In other words, Putin, sitting at the end of his long tables or hiding in his bunker, on some level knows that it will be up to someone else to rebuild the Russia whose standing, economy, and military he has devastated.
None of this means Putin is not capable of inflicting damage. Daily headlines of horrors in Ukraine prove he is. Worrisome reports out of the Zaporizhia nuclear facility suggest unimaginable catastrophes are still possible, especially because he is desperate.
But the past year has been instructive for world leaders. Putin is not ten feet tall. The Russian military has been cut down to being a shadow of its former self. Fortunately, for the most part, threats of retaliation no longer intimidate an emboldened NATO.

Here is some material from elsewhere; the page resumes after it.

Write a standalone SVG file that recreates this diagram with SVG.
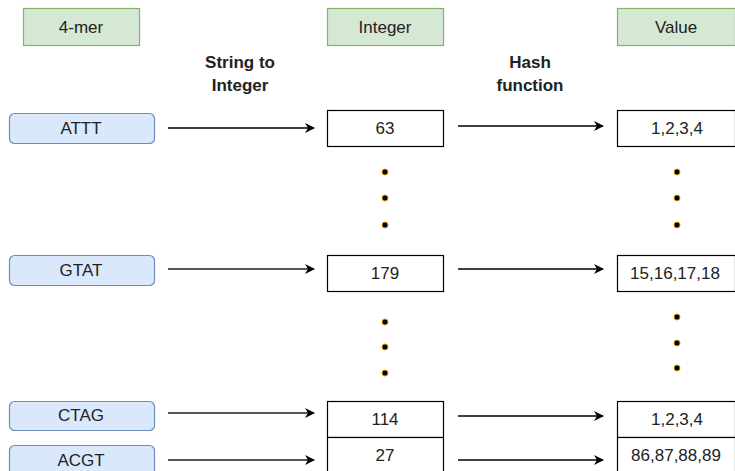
<svg xmlns="http://www.w3.org/2000/svg" width="735" height="471" viewBox="0 0 735 471">
<defs>
<marker id="ah" viewBox="0 0 10 10" refX="9" refY="5" markerWidth="10" markerHeight="10" markerUnits="userSpaceOnUse" orient="auto"><path d="M0,0 L10,5 L0,10 L3,5 Z" fill="#000"/></marker>
<style>
text{font-family:"Liberation Sans",Arial,sans-serif;font-size:17px;fill:#222;text-anchor:middle;dominant-baseline:central}
.b{font-weight:bold;font-size:17px}
.hdr{fill:#d5e8d4;stroke:#82b366;stroke-width:1.2}
.kmer{fill:#dae8fc;stroke:#6c8ebf;stroke-width:1.2}
.box{fill:#fff;stroke:#000;stroke-width:1.2}
.c{stroke:#000;stroke-width:1.3;fill:none;marker-end:url(#ah)}
.g{stroke:#555;stroke-width:2}
.dot{fill:#000;stroke:#d79b00;stroke-width:1}
</style>
</defs>
<g id="hdr-kmer"><rect class="hdr" x="23.5" y="8.5" width="116" height="37"/><text x="81" y="27">4-mer</text></g>
<g id="hdr-int"><rect class="hdr" x="327.5" y="8.5" width="116" height="37" style="stroke:#82b366"/><text x="385" y="27">Integer</text></g>
<g id="hdr-val"><rect class="hdr" x="617.5" y="8.5" width="118" height="37"/><text x="676" y="27">Value</text></g>
<g id="lbl-s2i"><text class="b" x="240" y="62">String to</text><text class="b" x="240" y="85">Integer</text></g>
<g id="lbl-hash"><text class="b" x="530" y="62">Hash</text><text class="b" x="530" y="85">function</text></g>

<g id="k-attt"><rect class="kmer" x="9.5" y="113.5" width="145" height="30" rx="5"/><text x="81" y="128">ATTT</text></g>
<g id="k-gtat"><rect class="kmer" x="9.5" y="255.5" width="145" height="30" rx="5"/><text x="81" y="270">GTAT</text></g>
<g id="k-ctag"><rect class="kmer" x="9.5" y="401.5" width="145" height="29" rx="5"/><text x="81" y="415">CTAG</text></g>
<g id="k-acgt"><rect class="kmer" x="9.5" y="445.5" width="145" height="32" rx="5"/><text x="81" y="460">ACGT</text></g>

<g id="i-63"><rect class="box" x="327.5" y="110.5" width="116" height="36"/><text x="385" y="128">63</text></g>
<g id="i-179"><rect class="box" x="327.5" y="255.5" width="116" height="36"/><text x="385" y="273">179</text></g>
<g id="i-114"><rect class="box" x="327.5" y="401.5" width="116" height="36"/><text x="385" y="419">114</text></g>
<g id="i-27"><rect class="box" x="327.5" y="437.5" width="116" height="40"/><text x="385" y="455">27</text></g>

<g id="v-1234a"><rect class="box" x="617.5" y="110.5" width="118" height="36"/><text x="677" y="128">1,2,3,4</text></g>
<g id="v-15"><rect class="box" x="617.5" y="255.5" width="118" height="36"/><text x="675" y="273">15,16,17,18</text></g>
<g id="v-1234b"><rect class="box" x="617.5" y="401.5" width="118" height="36"/><text x="677" y="419">1,2,3,4</text></g>
<g id="v-86"><rect class="box" x="617.5" y="437.5" width="118" height="40"/><text x="676" y="455">86,87,88,89</text></g>

<g id="dots">
<circle class="dot" cx="385" cy="172" r="3"/><circle class="dot" cx="385" cy="198" r="3"/><circle class="dot" cx="385" cy="225" r="3"/>
<circle class="dot" cx="677" cy="172" r="3"/><circle class="dot" cx="677" cy="198" r="3"/><circle class="dot" cx="677" cy="225" r="3"/>
<circle class="dot" cx="385" cy="322" r="3"/><circle class="dot" cx="385" cy="347" r="3"/><circle class="dot" cx="385" cy="373" r="3"/>
<circle class="dot" cx="677" cy="317" r="3"/><circle class="dot" cx="677" cy="343" r="3"/><circle class="dot" cx="677" cy="368" r="3"/>
</g>

<g id="connectors">
<path class="c" d="M168,128 H314"/>
<path class="c g" d="M168,269 H314"/>
<path class="c g" d="M168,413 H314"/>
<path class="c g" d="M168,460 H314"/>
<path class="c" d="M458,126 H603"/>
<path class="c" d="M458,269 H603"/>
<path class="c" d="M458,416 H603"/>
<path class="c" d="M458,460 H603"/>
</g>
</svg>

Crucial lessons have been learned that all too often come too late with international bullies of Putin’s ilk. Such men (and throughout history these monsters have been mostly men) are always more deeply flawed than they appear. They inevitably sow the seeds of their own downfalls.
We do ourselves a disservice when we overstate their strengths and allow groups within our societies to amplify that overstatement to serve their own narrow interests.
Whereas rogue leaders like Putin feed off the weakness inculcated by their threatening tactics and postures, generating and maintaining the will to stand up to them is the one proven way to bring them down. The strength of Ukraine, of President Biden, of our NATO allies have finally revealed with great clarity the defects of Russia’s tinpot czar.
Let us hope we are able to maintain the strength we need to defeat him in Ukraine, and contain in a lasting way the threat he will pose as long as it takes for his waning power to disappear altogether.